I got my answer through a sacrament hymn. While conducting the hymn “Jesus of Nazareth, Savior and King,” a certain line caught my attention: “bruised, broken, torn for us on Calvary’s hill.” Bruised, broken, and torn. Those words perfectly described what I was feeling. Without me even noticing, tears were already streaming down my face. How could I ever question the power of the Lord’s atonement?
The Lord Truly Understands
Through that sacrament hymn, I began to ponder Jesus’ own heartbreaks when He was still on the earth. He constantly expressed love to His disciples, and there is no doubt that His love was pure and true perhaps more than we could ever understand. Judas Iscariot, one of His apostles, one He worked with, taught with, and prayed with, betrayed him for thirty pieces of silver. Peter, one of His most loyal disciples, denied him thrice. And for a moment, Jesus felt completely alone when he uttered the words “My God, my God, why hast Thou forsaken me?”
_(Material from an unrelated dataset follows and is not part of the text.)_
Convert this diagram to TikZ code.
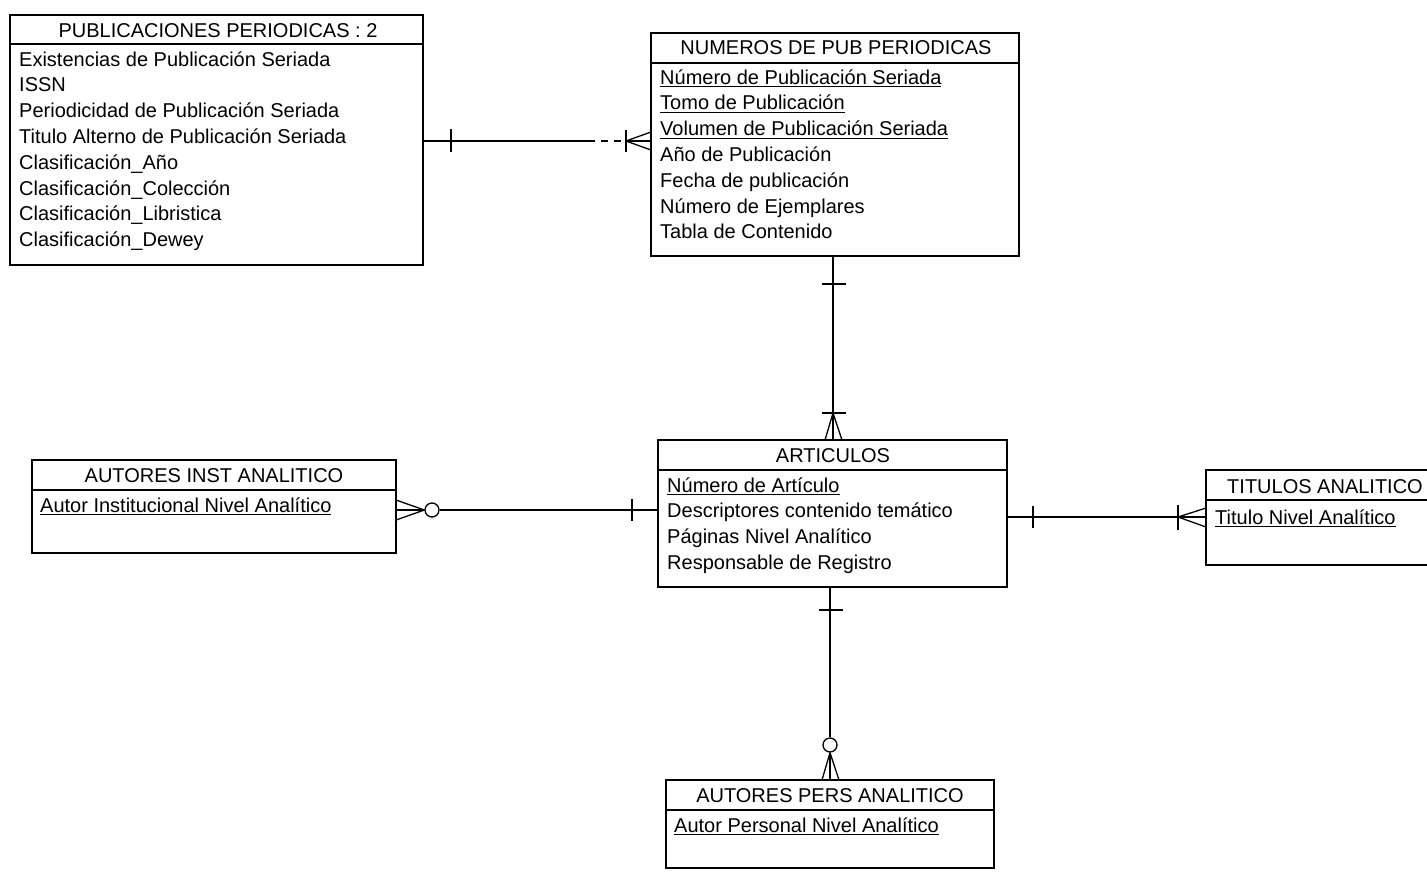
\documentclass[tikz,border=0pt]{standalone}
\usepackage{fontspec}
\setmainfont{Liberation Sans}
\newcommand{\uln}[1]{\setbox0\hbox{#1}\rlap{\rule[-3pt]{\wd0}{1pt}}\box0}
\tikzset{
  ent/.style={draw, line width=1.3pt, inner sep=0pt, outer sep=0pt, anchor=north west},
  ttl/.style={font=\fontsize{20}{24}\selectfont, anchor=base, inner sep=0pt},
  row/.style={font=\fontsize{20}{24}\selectfont, anchor=base west, inner sep=0pt},
  rel/.style={line width=1.3pt},
}
\begin{document}
\begin{tikzpicture}[x=1pt,y=-1pt]
\useasboundingbox (0,0) rectangle (1427,871);
\clip (0,0) rectangle (1427,871);
\fill[white] (0,0) rectangle (1427,871);

% ---------- entities ----------
\node[ent, minimum width=413pt, minimum height=250pt] (pub) at (10,15) {};
\draw[line width=1.3pt] ([yshift=-29pt]pub.north west) -- ([yshift=-29pt]pub.north east);
\node[ttl] (pubt) at (218,37) {PUBLICACIONES PERIODICAS : 2};
\foreach \t [count=\i from 0] in {Existencias de Publicación Seriada, ISSN, Periodicidad de Publicación Seriada, Titulo Alterno de Publicación Seriada, Clasificación\_Año, Clasificación\_Colección, Clasificación\_Libristica, Clasificación\_Dewey}
  \node[row] (pubr\i) at (19,66+25.8*\i) {\t};

\node[ent, minimum width=368pt, minimum height=223pt] (num) at (651,33) {};
\draw[line width=1.3pt] ([yshift=-30pt]num.north west) -- ([yshift=-30pt]num.north east);
\node[ttl] (numt) at (836,54) {NUMEROS DE PUB PERIODICAS};
\node[row] (numr0) at (660,84) {\uln{Número de Publicación Seriada}};
\node[row] (numr1) at (660,109.8) {\uln{Tomo de Publicación}};
\node[row] (numr2) at (660,135.6) {\uln{Volumen de Publicación Seriada}};
\node[row] (numr3) at (660,161.4) {Año de Publicación};
\node[row] (numr4) at (660,187.2) {Fecha de publicación};
\node[row] (numr5) at (660,213) {Número de Ejemplares};
\node[row] (numr6) at (660,238.8) {Tabla de Contenido};

\node[ent, minimum width=349pt, minimum height=147pt] (art) at (658,440) {};
\draw[line width=1.3pt] ([yshift=-30pt]art.north west) -- ([yshift=-30pt]art.north east);
\node[ttl] (artt) at (833,462) {ARTICULOS};
\node[row] (artr0) at (667,492) {\uln{Número de Artículo}};
\node[row] (artr1) at (667,517.8) {Descriptores contenido temático};
\node[row] (artr2) at (667,543.6) {Páginas Nivel Analítico};
\node[row] (artr3) at (667,569.4) {Responsable de Registro};

\node[ent, minimum width=364pt, minimum height=93pt] (ainst) at (32,460) {};
\draw[line width=1.3pt] ([yshift=-30pt]ainst.north west) -- ([yshift=-30pt]ainst.north east);
\node[ttl] (ainstt) at (214,482) {AUTORES INST ANALITICO};
\node[row] (ainstr0) at (40,512) {\uln{Autor Institucional Nivel Analítico}};

\node[ent, minimum width=240pt, minimum height=95pt] (tit) at (1206,470) {};
\draw[line width=1.3pt] ([yshift=-30pt]tit.north west) -- ([yshift=-30pt]tit.north east);
\node[ttl] (titt) at (1325,493) {TITULOS ANALITICO};
\node[row] (titr0) at (1215,524) {\uln{Titulo Nivel Analítico}};

\node[ent, minimum width=328pt, minimum height=88pt] (apers) at (666,780) {};
\draw[line width=1.3pt] ([yshift=-30pt]apers.north west) -- ([yshift=-30pt]apers.north east);
\node[ttl] (aperst) at (830,802) {AUTORES PERS ANALITICO};
\node[row] (apersr0) at (674,832) {\uln{Autor Personal Nivel Analítico}};

% ---------- relationship PUB -> NUMEROS ----------
\coordinate (yA) at (0,141);
\coordinate (mA) at (588,141);
\coordinate (fA) at (626,141);
\draw[rel] (pub.east |- yA) -- (mA);
\draw[rel, dash pattern=on 7pt off 6pt] (mA) -- (fA);
\draw[rel] (451,129) -- (451,152);
\draw[rel] (626,130) -- (626,152);
\draw[rel] (fA) -- (num.west |- yA);
\draw[rel] (fA) -- (651,132);
\draw[rel] (fA) -- (651,150);

% ---------- relationship NUMEROS -> ARTICULOS ----------
\coordinate (xB) at (833,0);
\coordinate (fB) at (833,413);
\draw[rel] (num.south -| xB) -- (art.north -| xB);
\draw[rel] (822,284) -- (846,284);
\draw[rel] (822,413) -- (846,413);
\draw[rel] (fB) -- (825,440);
\draw[rel] (fB) -- (842,440);

% ---------- relationship ARTICULOS -> AUTORES INST ----------
\coordinate (yC) at (0,510);
\node[draw, circle, line width=1.3pt, minimum size=14pt, inner sep=0pt] (oC) at (432,510) {};
\draw[rel] (art.west |- yC) -- (oC.east);
\draw[rel] (632,499) -- (632,521);
\draw[rel] (oC.west) -- (ainst.east |- yC);
\draw[rel] (oC.west) -- (396,500);
\draw[rel] (oC.west) -- (396,520);

% ---------- relationship ARTICULOS -> TITULOS ----------
\coordinate (yD) at (0,517);
\coordinate (fD) at (1178,517);
\draw[rel] (art.east |- yD) -- (tit.west |- yD);
\draw[rel] (1033,506) -- (1033,528);
\draw[rel] (1178,505) -- (1178,530);
\draw[rel] (fD) -- (1206,508);
\draw[rel] (fD) -- (1206,527);

% ---------- relationship ARTICULOS -> AUTORES PERS ----------
\coordinate (xE) at (830,0);
\node[draw, circle, line width=1.3pt, minimum size=14pt, inner sep=0pt] (oE) at (830,745) {};
\draw[rel] (art.south -| xE) -- (oE.north);
\draw[rel] (819,610) -- (843,610);
\draw[rel] (oE.south) -- (apers.north -| xE);
\draw[rel] (oE.south) -- (822,780);
\draw[rel] (oE.south) -- (839,780);
\end{tikzpicture}
\end{document}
In that moment, I felt that I was “encircled in the arms of His love.” My pain was nothing compared to the heartbreaks the Lord went through when He was still on Earth. It was a message that I was not alone, even though I felt that I was. It encouraged me to pour my heart out more in my prayers because I finally understood that He understands. And because He understands, His love for me increases. Like Elder Dallin H. Oaks said “He knows our struggles, our heartaches, our temptations, our suffering, for He has willingly experienced them all.”
The Atonement Brings Peace, Let Us Trust It
I am grateful that a heartbreak at 18 taught me a lesson I will hold onto, and carry with me forever. During the April 2011 General Conference, Elder C. Scott Grow made a true and powerful statement: “There is no sin and transgression, pain and sorrow, which is outside of the healing power of HIs atonement.” The atonement brings peace! Nothing can be more true! If you ever feel like I did, doubting that the Lord could ever understand you, think of what He went through. Think of what He went through for me and you. He gave the indescribable sacrifice so that when one day, when we’re down on our knees, crying, and holding onto that last hope for comfort, we can hear Him say “I understand.”